Changing Patterns of Behavior
I love a good metaphor. Symbols and metaphors explain so much, so quickly, that words cannot fully describe. Here is a lighthearted example when Shrek tries to explain to Donkey that “Ogres are like onions.” As the movie progresses, we see the truthfulness of Shrek’s analogy, even though Donkey doesn’t quite understand.
I also love using metaphors with my counseling clients.
Metaphors are a powerful way of learning, and some of my favorite moments from counseling sessions were the times clients really attached themselves to metaphors. They found strength, insight, growth, and courage through metaphors and symbols. Be it as simple as a butterfly, as surprising as a snow globe, or as random as an orange blob, those ideas nudged my client towards their goals. Those metaphors nurtured their self-esteem and confidence.
Earlier this week, Simon could not find his red sneakers. To say those are his favorite shoes is an understatement – they are the only shoes (besides church shoes) he will wear. His red sneakers are worn out, missing traction, and probably uncomfortably small, yet he will not wear anything else. He has a new pair of grey sneakers in his closet. They would be much more comfortable and look more stylish. Basically brand new, we might have forced him to wear them twice, out of desperation when we could not find his red sneakers.
Despite all the positive qualities of the grey sneakers, Simon will not wear them.
Now, back to the story. . . earlier this week Simon couldn’t find his red shoes before we went for a family walk. After searching the house, Dad decided he would just have to wear his grey sneakers. Tears ensued, but we eventually left the house and enjoyed our walk. The next morning, Simon found his red shoes (one was under a table and the other was behind his bed.) As we prepared to play outside, I asked if he wanted to wear his grey shoes.
He firmly replied he wanted to wear the red sneakers – of course.
As I watched him struggle to fit his growing feet into those red sneakers, I realized that adults often follow the same tragic pattern. Many of my counseling clients cling to unhelpful and destructive patterns of behavior, yet they resist change towards something more positive. A couple who fights over finances every single day cannot bring themselves to alter the way they pay bills. A teenager who wants to overcome a tragic past event cannot even tell her supportive family members what happened. The woman who pleads for honesty from her husband yet punishes him when he tells the truth (even when its harmless!)
Patterns form the basis for our lives. Behaviors, thoughts, and actions that breed sorrow start small, but given enough time, those careless deeds build walls of resentment that can destroy happiness. Choices that nurture joy will always nurture joy.
Ask yourself, what patterns do you engage in that will potentially lead you down a path of sorrow?
Do you ignore your children to focus on today’s Facebook news feed?

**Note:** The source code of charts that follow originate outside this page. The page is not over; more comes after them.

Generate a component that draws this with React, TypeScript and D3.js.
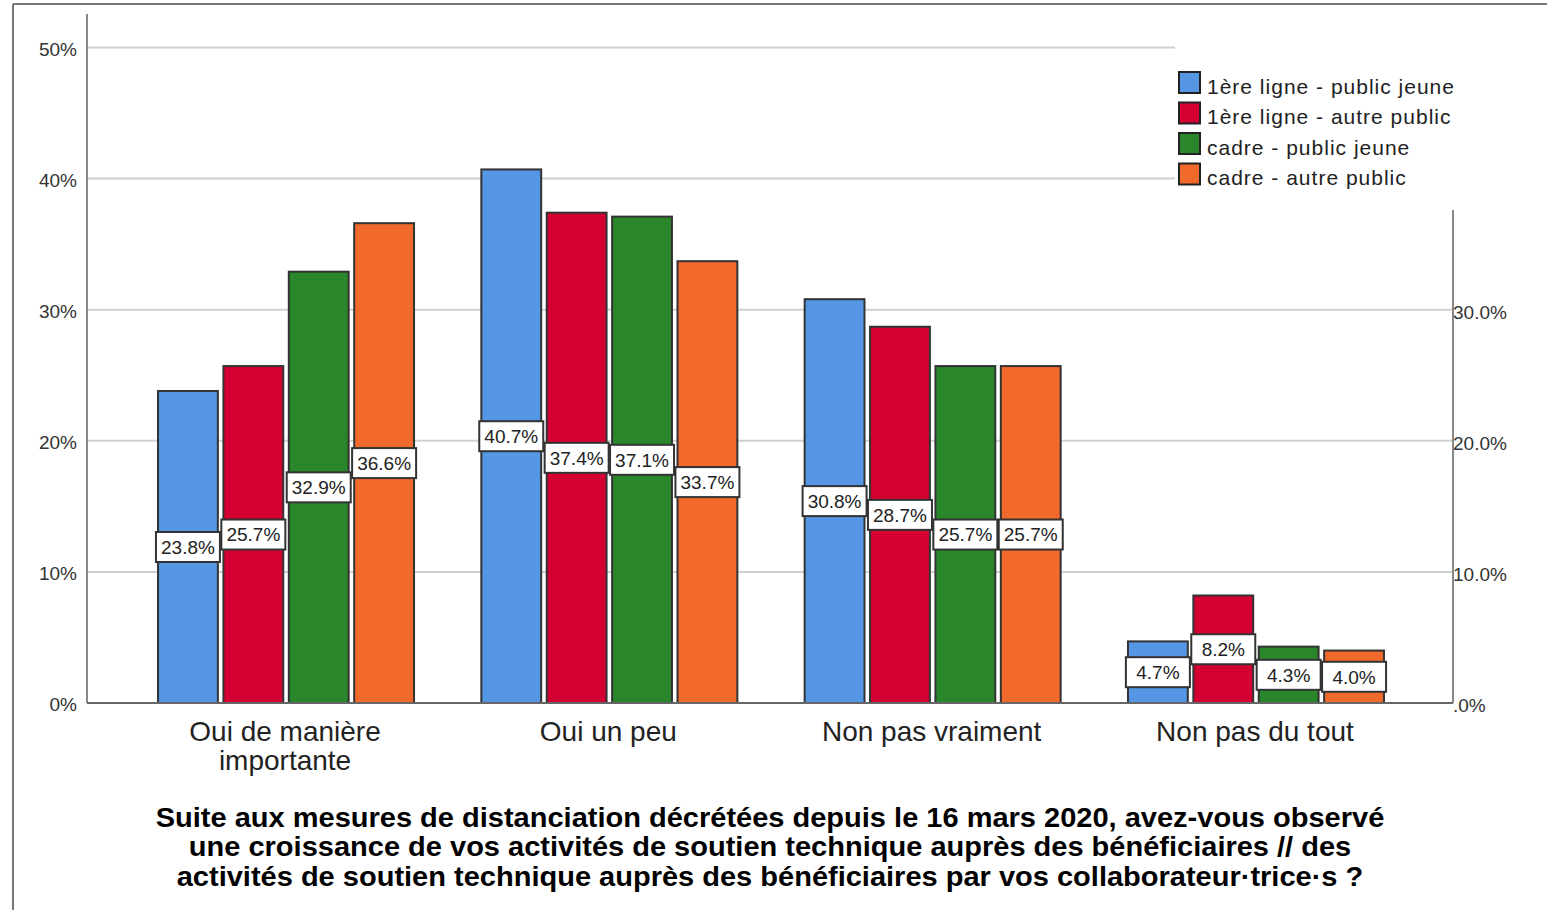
import React from 'react';
import * as d3 from 'd3';

// data
const categories = ['Oui de manière importante', 'Oui un peu', 'Non pas vraiment', 'Non pas du tout'];
const categoryLines = [['Oui de manière', 'importante'], ['Oui un peu'], ['Non pas vraiment'], ['Non pas du tout']];
const seriesNames = ['1ère ligne - public jeune', '1ère ligne - autre public', 'cadre - public jeune', 'cadre - autre public'];
const seriesColors = ['#5596e5', '#d50032', '#29862a', '#f2692c'];
const publicJeune1 = [23.8, 40.7, 30.8, 4.7];
const autrePublic1 = [25.7, 37.4, 28.7, 8.2];
const cadreJeune = [32.9, 37.1, 25.7, 4.3];
const cadreAutre = [36.6, 33.7, 25.7, 4.0];
const leftTicks = [0, 10, 20, 30, 40, 50];
const rightTicks = [0, 10, 20, 30];
const rightTickLabels = ['.0%', '10.0%', '20.0%', '30.0%'];
const titleLines = [
  'Suite aux mesures de distanciation décrétées depuis le 16 mars 2020, avez-vous observé',
  'une croissance de vos activités de soutien technique auprès des bénéficiaires // des',
  'activités de soutien technique auprès des bénéficiaires par vos collaborateur·trice·s ?',
];

const seriesValues = [publicJeune1, autrePublic1, cadreJeune, cadreAutre];

const W = 1547;
const H = 910;
const plotLeft = 87;
const plotRight = 1453;
const font = '"Liberation Sans", Arial, sans-serif';

const App: React.FC = () => {
  const y = d3.scaleLinear().domain([0, 50]).range([703, 47.5]);
  const x = d3.scalePoint<string>().domain(categories).range([plotLeft, plotRight]).padding(0.6125);
  const inner = d3.scaleBand<number>().domain([0, 1, 2, 3]).range([-127, 129]).paddingInner(0.085);
  const bw = inner.bandwidth();

  return (
    <div style={{ position: 'absolute', left: 0, top: 0 }}>
      <svg width={W} height={H} style={{ display: 'block', background: '#fff' }}>
        {/* outer frame */}
        <line x1={13} y1={4} x2={W} y2={4} stroke="#777" strokeWidth={2} />
        <line x1={13} y1={4} x2={13} y2={H} stroke="#777" strokeWidth={2} />

        {/* gridlines */}
        {leftTicks.filter(t => t > 0).map(t => (
          <line key={'g' + t} x1={plotLeft} x2={t >= 40 ? 1175 : plotRight} y1={y(t)} y2={y(t)} stroke="#d0d0d0" strokeWidth={2} />
        ))}

        {/* left axis */}
        <line x1={plotLeft} y1={14} x2={plotLeft} y2={703} stroke="#888" strokeWidth={2} />
        {leftTicks.map(t => (
          <text key={'l' + t} x={77} y={y(t) + 1.5} dy="0.36em" textAnchor="end" fontFamily={font} fontSize={19} fill="#333">
            {t + '%'}
          </text>
        ))}

        {/* right axis */}
        <line x1={plotRight} y1={210} x2={plotRight} y2={703} stroke="#888" strokeWidth={2} />
        {rightTicks.map((t, i) => (
          <text key={'r' + t} x={plotRight} y={y(t) + 2} dy="0.36em" textAnchor="start" fontFamily={font} fontSize={19} fill="#333">
            {rightTickLabels[i]}
          </text>
        ))}

        {/* bars */}
        {categories.map((c, ci) => (
          <g key={c} transform={`translate(${x(c)},0)`}>
            {seriesValues.map((vals, si) => (
              <rect
                key={si}
                x={(inner(si) as number)}
                y={y(vals[ci])}
                width={bw}
                height={y(0) - y(vals[ci])}
                fill={seriesColors[si]}
                stroke="#333"
                strokeWidth={2}
              />
            ))}
          </g>
        ))}

        {/* bottom axis */}
        <line x1={plotLeft} y1={703} x2={plotRight} y2={703} stroke="#666" strokeWidth={2} />

        {/* value labels */}
        {categories.map((c, ci) => (
          <g key={'v' + c} transform={`translate(${x(c)},0)`}>
            {seriesValues.map((vals, si) => {
              const cx = (inner(si) as number) + bw / 2;
              const cy = (y(vals[ci]) + y(0)) / 2;
              return (
                <g key={si}>
                  <rect x={cx - 32} y={cy - 15} width={64} height={30} fill="#fff" stroke="#333" strokeWidth={2} />
                  <text x={cx} y={cy} dy="0.36em" textAnchor="middle" fontFamily={font} fontSize={19} fill="#222">
                    {vals[ci].toFixed(1) + '%'}
                  </text>
                </g>
              );
            })}
          </g>
        ))}

        {/* category labels */}
        {categories.map((c, ci) => (
          <text key={'c' + c} x={x(c)} y={741} textAnchor="middle" fontFamily={font} fontSize={28} fill="#222">
            {categoryLines[ci].map((ln, li) => (
              <tspan key={li} x={x(c)} dy={li === 0 ? 0 : 29}>{ln}</tspan>
            ))}
          </text>
        ))}

        {/* legend */}
        {seriesNames.map((s, i) => (
          <g key={s} transform={`translate(1179,${72 + i * 30.5})`}>
            <rect x={0} y={0} width={21} height={21} fill={seriesColors[i]} stroke="#222" strokeWidth={2} />
            <text x={28} y={14} dy="0.36em" fontFamily={font} fontSize={21} letterSpacing={1} fill="#222">{s}</text>
          </g>
        ))}

        {/* title */}
        <g transform="translate(770,0) scale(1.075,1)">
          {titleLines.map((t, i) => (
            <text key={i} x={0} y={827 + i * 29.5} textAnchor="middle" fontFamily={font} fontSize={27} fontWeight="bold" fill="#000">
              {t}
            </text>
          ))}
        </g>
      </svg>
    </div>
  );
};

export default App;
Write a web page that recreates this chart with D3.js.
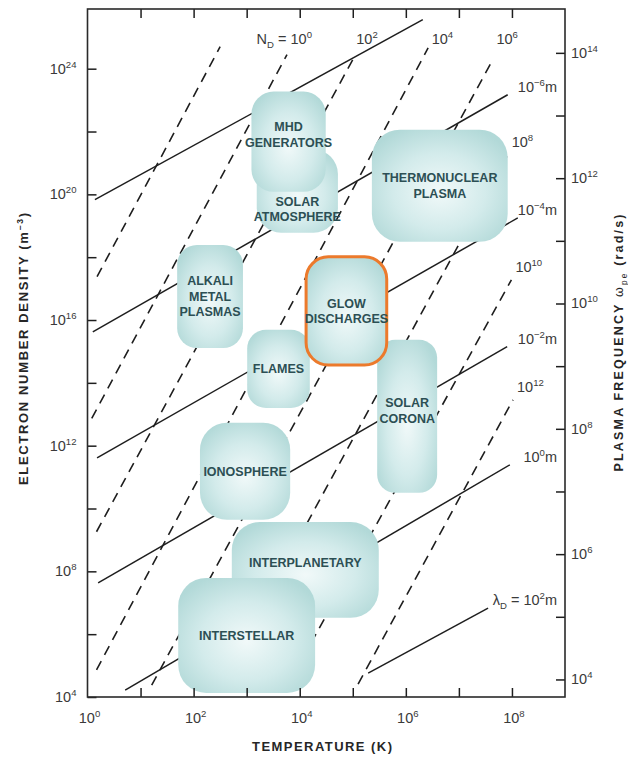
<!DOCTYPE html>
<html>
<head>
<meta charset="utf-8">
<script src="https://cdn.jsdelivr.net/npm/d3@7"></script>
<style>
  html, body { margin: 0; padding: 0; background: #fff; }
  svg { display: block; font-family: "Liberation Sans", Arial, Helvetica, sans-serif; }
</style>
</head>
<body>
<svg id="chart" width="628" height="757"></svg>
<script>
// ─── data (log10 values) ─────────────────────────────────────────────────────
// Debye-number lines (dashed): log10 T / log10 n at both ends
const ndExp       = [-2, 0, 2, 4, 6, 8, 10, 12];
const ndStartLogT = [0.18, 0.08, 0.17, 0.17, 1.21, 2.45, 3.75, 5.10];
const ndStartLogN = [17.38, 12.87, 9.26, 4.86, 4.38, 4.30, 4.30, 4.41];
const ndEndLogT   = [2.50, 3.76, 5.00, 6.42, 7.64, 7.92, 7.99, 8.02];
const ndEndLogN   = [24.70, 24.45, 24.29, 24.66, 24.29, 21.26, 17.28, 13.46];
const ndShowLabel = [false, true, true, true, true, true, true, true];

// Debye-length lines (solid)
const ldExp       = [-8, -6, -4, -2, 0, 2];
const ldStartLogT = [0.14, 0.10, 0.18, 0.20, 0.71, 5.29];
const ldStartLogN = [19.83, 15.62, 11.61, 7.63, 4.22, 4.76];
const ldEndLogT   = [6.32, 7.92, 8.11, 7.91, 7.96, 7.55];
const ldEndLogN   = [25.56, 23.17, 19.25, 15.15, 11.39, 6.83];
const ldShowLabel = [false, true, true, true, true, true];

// plasma regions: log10 T range and log10 n range (drawn in this order)
const regionNames = [
  ['INTERPLANETARY'], ['INTERSTELLAR'], ['IONOSPHERE'], ['FLAMES'],
  ['ALKALI', 'METAL', 'PLASMAS'], ['SOLAR', 'CORONA'], ['GLOW', 'DISCHARGES'],
  ['SOLAR', 'ATMOSPHERE'], ['MHD', 'GENERATORS'], ['THERMONUCLEAR', 'PLASMA']
];
const regionLogT0 = [2.72, 1.71, 2.12, 3.01, 1.69, 5.46, 4.12, 3.19, 3.09, 5.36];
const regionLogT1 = [5.49, 4.29, 3.82, 4.19, 2.93, 6.59, 5.64, 4.72, 4.49, 7.92];
const regionLogN0 = [6.52, 4.13, 9.64, 13.20, 15.11, 10.50, 14.57, 18.78, 20.08, 18.49];
const regionLogN1 = [9.57, 7.79, 12.73, 15.69, 18.39, 15.37, 18.01, 21.42, 23.27, 22.06];
const highlighted = 'GLOW';

// axis ticks (exponents)
const xTickExp   = [1, 2, 3, 4, 5, 6, 7, 8];
const xLabelExp  = [0, 2, 4, 6, 8];
const yTickExp   = [4, 6, 8, 10, 12, 14, 16, 18, 20, 22, 24];
const yLabelExp  = [4, 8, 12, 16, 20, 24];
const wTickExp   = [4, 5, 6, 7, 8, 9, 10, 11, 12, 13, 14];
const wLabelExp  = [4, 6, 8, 10, 12, 14];

// ─── layout ───────────────────────────────────────────────────────────────────
const L = 87.5, R = 565, T = 9, B = 697;
const P = v => Math.pow(10, v);

const x  = d3.scaleLog().domain([1, 1e9]).range([L, R]);
const y  = d3.scaleLog().domain([1e4, P(25.9)]).range([B, T]);
const yW = d3.scaleLog().domain([P(3.72), P(14.7)]).range([B, T]);

const svg = d3.select('#chart');
const ink = '#1e1e1e';
const txt = '#3a3a3a';
const FS  = 14.5;

const defs = svg.append('defs');
defs.append('clipPath').attr('id', 'plot-clip')
  .append('rect').attr('x', L).attr('y', T).attr('width', R - L).attr('height', B - T);

const grad = defs.append('radialGradient').attr('id', 'region-fill')
  .attr('cx', '50%').attr('cy', '55%').attr('r', '62%');
grad.append('stop').attr('offset', '0%').attr('stop-color', '#f1f9f9');
grad.append('stop').attr('offset', '55%').attr('stop-color', '#d3ebeb');
grad.append('stop').attr('offset', '100%').attr('stop-color', '#b2d9d8');

// rich text helper: segs = [[text, 0 | 1 (sup) | -1 (sub)], ...]
function rich(sel, segs, fs) {
  let cur = 0;
  segs.forEach(([t, s]) => {
    const target = s === 1 ? -fs * 0.42 : s === -1 ? fs * 0.28 : 0;
    sel.append('tspan')
      .attr('dy', (target - cur).toFixed(2))
      .attr('font-size', s ? fs * 0.66 : fs)
      .text(t);
    cur = target;
  });
  return sel;
}

// ─── lines ────────────────────────────────────────────────────────────────────
const lines = svg.append('g').attr('clip-path', 'url(#plot-clip)');

ndExp.forEach((e, i) => {
  lines.append('line')
    .attr('x1', x(P(ndStartLogT[i]))).attr('y1', y(P(ndStartLogN[i])))
    .attr('x2', x(P(ndEndLogT[i]))).attr('y2', y(P(ndEndLogN[i])))
    .attr('stroke', ink).attr('stroke-width', 1.6)
    .attr('stroke-dasharray', '10,7');
});

ldExp.forEach((e, i) => {
  lines.append('line')
    .attr('x1', x(P(ldStartLogT[i]))).attr('y1', y(P(ldStartLogN[i])))
    .attr('x2', x(P(ldEndLogT[i]))).attr('y2', y(P(ldEndLogN[i])))
    .attr('stroke', ink).attr('stroke-width', 1.5);
});

// ─── regions ──────────────────────────────────────────────────────────────────
const labelShift = { MHD: -7, 'SOLAR ATMOSPHERE': 18, INTERPLANETARY: -7, 'SOLAR CORONA': -6 };

regionNames.forEach((name, i) => {
  const x0 = x(P(regionLogT0[i])), x1 = x(P(regionLogT1[i]));
  const y0 = y(P(regionLogN1[i])), y1 = y(P(regionLogN0[i]));
  const w = x1 - x0, h = y1 - y0;
  const r = Math.min(28, w * 0.3, h * 0.3);
  const g = svg.append('g');
  g.append('rect')
    .attr('x', x0).attr('y', y0).attr('width', w).attr('height', h)
    .attr('rx', r).attr('ry', r)
    .attr('fill', 'url(#region-fill)');
  if (name[0] === highlighted) {
    g.append('rect')
      .attr('x', x0).attr('y', y0).attr('width', w).attr('height', h)
      .attr('rx', r - 2).attr('ry', r - 2)
      .attr('fill', 'none').attr('stroke', '#ec7a2c').attr('stroke-width', 3);
  }
  const key = name.join(' ');
  const shift = labelShift[key] ?? labelShift[name[0]] ?? 0;
  const lh = 15.5;
  const cy = (y0 + y1) / 2 + shift - (name.length - 1) * lh / 2 + 4.5;
  name.forEach((ln, k) => {
    g.append('text')
      .attr('x', (x0 + x1) / 2).attr('y', cy + k * lh)
      .attr('text-anchor', 'middle')
      .attr('font-size', 12.5).attr('font-weight', 'bold')
      .attr('fill', '#2c4f54')
      .text(ln);
  });
});

// ─── line labels ──────────────────────────────────────────────────────────────
const lbl = svg.append('g').attr('fill', txt);

ndExp.forEach((e, i) => {
  if (!ndShowLabel[i]) return;
  const ex = x(P(ndEndLogT[i])), ey = y(P(ndEndLogN[i]));
  const atTop = ey < 90;
  const t = lbl.append('text')
    .attr('x', atTop ? ex + 25 : ex + 4)
    .attr('y', atTop ? 44 : ey - 8)
    .attr('text-anchor', atTop ? 'end' : 'start');
  const segs = e === 0
    ? [['N', 0], ['D', -1], [' = 10', 0], [String(e), 1]]
    : [['10', 0], [String(e), 1]];
  rich(t, segs, FS);
});

ldExp.forEach((e, i) => {
  if (!ldShowLabel[i]) return;
  const ey = y(P(ldEndLogN[i]));
  const t = lbl.append('text')
    .attr('x', 557).attr('y', ey - 3)
    .attr('text-anchor', 'end');
  const exTxt = e < 0 ? '\u2212' + Math.abs(e) : String(e);
  const segs = e === 2
    ? [['\u03bb', 0], ['D', -1], [' = 10', 0], [exTxt, 1], ['m', 0]]
    : [['10', 0], [exTxt, 1], ['m', 0]];
  rich(t, segs, FS);
});

// ─── axes ─────────────────────────────────────────────────────────────────────
const tickStyle = g => {
  g.select('.domain').remove();
  g.selectAll('.tick line').attr('stroke', ink).attr('stroke-width', 1.5);
  g.selectAll('.tick text').remove();
};

svg.append('g').attr('transform', `translate(0,${B})`)
  .call(d3.axisBottom(x).tickValues(xTickExp.map(P)).tickSize(-9)).call(tickStyle);
svg.append('g').attr('transform', `translate(0,${T})`)
  .call(d3.axisTop(x).tickValues(xTickExp.map(P)).tickSize(-9)).call(tickStyle);
svg.append('g').attr('transform', `translate(${L},0)`)
  .call(d3.axisLeft(y).tickValues(yTickExp.map(P)).tickSize(-9)).call(tickStyle);
svg.append('g').attr('transform', `translate(${R},0)`)
  .call(d3.axisRight(yW).tickValues(wTickExp.map(P)).tickSize(-9)).call(tickStyle);

svg.append('rect')
  .attr('x', L).attr('y', T).attr('width', R - L).attr('height', B - T)
  .attr('fill', 'none').attr('stroke', '#2a2a2a').attr('stroke-width', 1.6);

const tl = svg.append('g').attr('fill', txt);
xLabelExp.forEach(e => {
  rich(tl.append('text').attr('x', x(P(e)) + 2).attr('y', 723).attr('text-anchor', 'middle'),
    [['10', 0], [String(e), 1]], FS);
});
yLabelExp.forEach(e => {
  rich(tl.append('text').attr('x', L - 11).attr('y', y(P(e)) + 5).attr('text-anchor', 'end'),
    [['10', 0], [String(e), 1]], FS);
});
wLabelExp.forEach(e => {
  rich(tl.append('text').attr('x', R + 6).attr('y', yW(P(e)) + 5).attr('text-anchor', 'start'),
    [['10', 0], [String(e), 1]], FS);
});

// ─── axis titles ──────────────────────────────────────────────────────────────
const ttl = svg.append('g').attr('fill', '#262626').attr('font-weight', 'bold');

ttl.append('text')
  .attr('x', 322).attr('y', 751).attr('text-anchor', 'middle')
  .attr('font-size', 13)
  .attr('textLength', 140).attr('lengthAdjust', 'spacing')
  .text('TEMPERATURE  (K)');

rich(ttl.append('text')
  .attr('transform', 'translate(28,349) rotate(-90)').attr('text-anchor', 'middle')
  .attr('textLength', 272).attr('lengthAdjust', 'spacing'),
  [['ELECTRON  NUMBER  DENSITY  (m', 0], ['\u22123', 1], [')', 0]], 13);

const wt = ttl.append('text')
  .attr('transform', 'translate(623,343) rotate(-90)').attr('text-anchor', 'middle')
  .attr('textLength', 257).attr('lengthAdjust', 'spacing');
rich(wt, [['PLASMA  FREQUENCY  ', 0], ['\u03c9', 0], ['pe', -1], ['  (rad/s)', 0]], 12.5);
wt.selectAll('tspan').filter((d, i) => i === 1 || i === 2).attr('font-weight', 'normal');
</script>
</body>
</html>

Do you criticize your spouse’s meals in order to boost your own pride?
Do you gossip about friends to make yourself look better?
Do you run away from growth opportunities because of fear?
Do you express appreciation to your family each day, even for tiny things?
Do you seek to understand how to show your family members you love them?
Are you honest in your dealings with other people?
Do you make time to serve others and show you care for the relationships you have?
Everyone has room to improve their behavior. Think about any outdated patterns you might cling to – do you continue to revert to that bad habit instead of trying to improve? Are you shoving your feet into worn out shoes that offer little support or protection?
Are you willing to try to improve, even a little each day? Are you willing to start a healthier pattern of interaction with your friends and family? Can you apologize and forgive others?
Don’t get stuck in a pair of ugly shoes.
Be willing to change towards something better and healthier.